Pbro. Rubén Darío García Ramírez
Último domingo del año litúrgico: celebramos a Jesucristo Rey del Universo. El término Rey identifica al Reino de Dios. Todos los días nosotros pedimos “Padre Nuestro que venga tu Reino”. Vinculamos al Rey con el que rige, gobierna y se viste con traje de púrpura, pero Jesús precisa el sentido de sus palabras: “Mi Reino no es de este mundo”. El reinado que nos anuncia el Evangelio es distinto al reinado del mundo: Reinar es servir. Quien quiera ser el primero, hágase el último; el más importante en el Reino de los cielos es quien llegue a hacerse como niño, pequeño.
“Los grandes del mundo, dice Jesús, los oprimen y esclavizan, no será así entre ustedes, quien quiera ser el más importante, hágase el más servidor de todos”… Y, en la Última Cena, Jesús lavó los pies a sus discípulos en una acción que, entonces, sólo realizaban los esclavos. Lavarle los pies a los discípulos era algo escandaloso: ¿Cómo el maestro va a lavar los pies si esto lo realiza solo un esclavo? Y Jesús enseña: “Ustedes me llaman maestro y de verdad lo soy. Si yo el maestro, les he lavado los pies, es para que entre ustedes hagan lo mismo: Lávense los pies unos a otros, así verán que son discípulos míos si se aman los unos a los otros”.
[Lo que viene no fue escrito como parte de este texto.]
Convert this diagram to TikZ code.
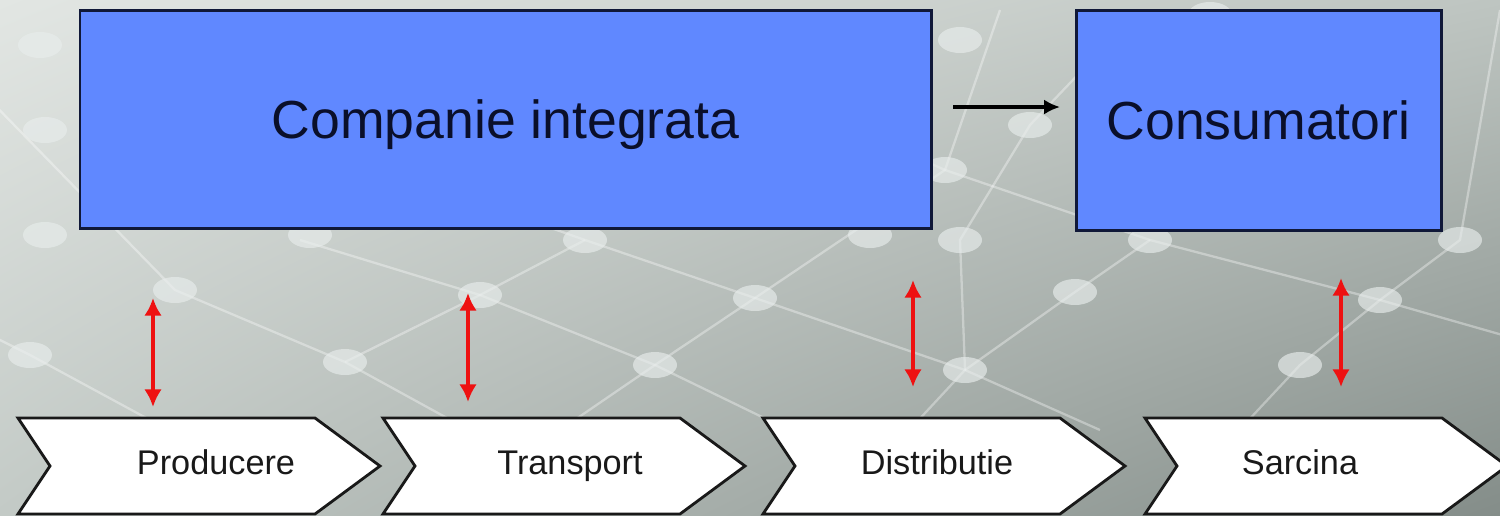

Reinar es amar, Reinar es servir, porque quien ama sirve al otro porque el otro es don, regalo para mi vida. Reinar es dar la vida por el otro. Jesús es Rey cuando sube a la Cruz. La Cruz es el trono real, es la nueva realeza que el mundo no puede comprender. El sufrimiento por el otro es santificador, es glorificación de la persona que es digna de mi sufrimiento para que tenga la vida.
Ofrecer una enfermedad por la vida del otro, se convierte en un acto sublime. Jesús entregó la vida, voluntariamente, para que nosotros no fuéramos ya dominados por el pecado; para que la muerte fuera destruida: Jesús ha vencido la muerte amándonos hasta el extremo. Esta es la actitud de uno que llega a creer en Cristo: ofrecer todos los padecimientos en la vida presente como actos de salvación por los demás, como reparación por los pecados personales y del mundo entero. Así entendemos que en nuestro cuerpo llevamos el morir de Jesús para que se manifieste que la fuerza tan extraordinaria del amor, no viene de nosotros, viene de Dios.
En el mundo campean idolatrías, venganza, corrupción, mentira, odio, envidia, celos, competitividad, egoísmo, búsqueda del poder y la producción como objetivo central. Y Jesús, como Rey que muere en la Cruz, crucifica toda nuestra soberbia y nos abre a la nueva dimensión del dar la vida, del salir de nosotros mismos, destruyendo este individualismo y transformando el poder en servicio.
Los católicos bautizados, tenemos la responsabilidad de continuar en nuestra vida cotidiana el morir de Jesús por los otros. Los padres de familia están llamados a ofrecer sus sufrimientos por su cónyuge, por sus hijos, por el jefe en la empresa, los compañeros de trabajo y la empresa misma, por educadores y escuelas…
La transformación social se da cuando cada uno asume la realeza del bautismo como servidor del Reino. Somos sacerdotes, profetas y reyes, sabemos ofrecer nuestros sufrimientos como puestos en un altar; estamos invitados a anunciar con nuestra vida la buena noticia de Jesús para que todos lo conozcan y puedan alcanzar la plenitud de la vida; somos reyes en el servicio al otro, porque comprendemos que todas nuestras tareas se convierten en un morir por el otro en el servicio.
Recuerdo una hermosa abuela que nos atendía en el comedor cuando nos servía el almuerzo. Al terminar el encuentro, quitándose el delantal decía: “Se acabó el reinado”. Entonces comprendí lo que en la vida cotidiana significa “Reinar”. ¿Estamos dispuestos a vivir nuestra vida como un real servicio?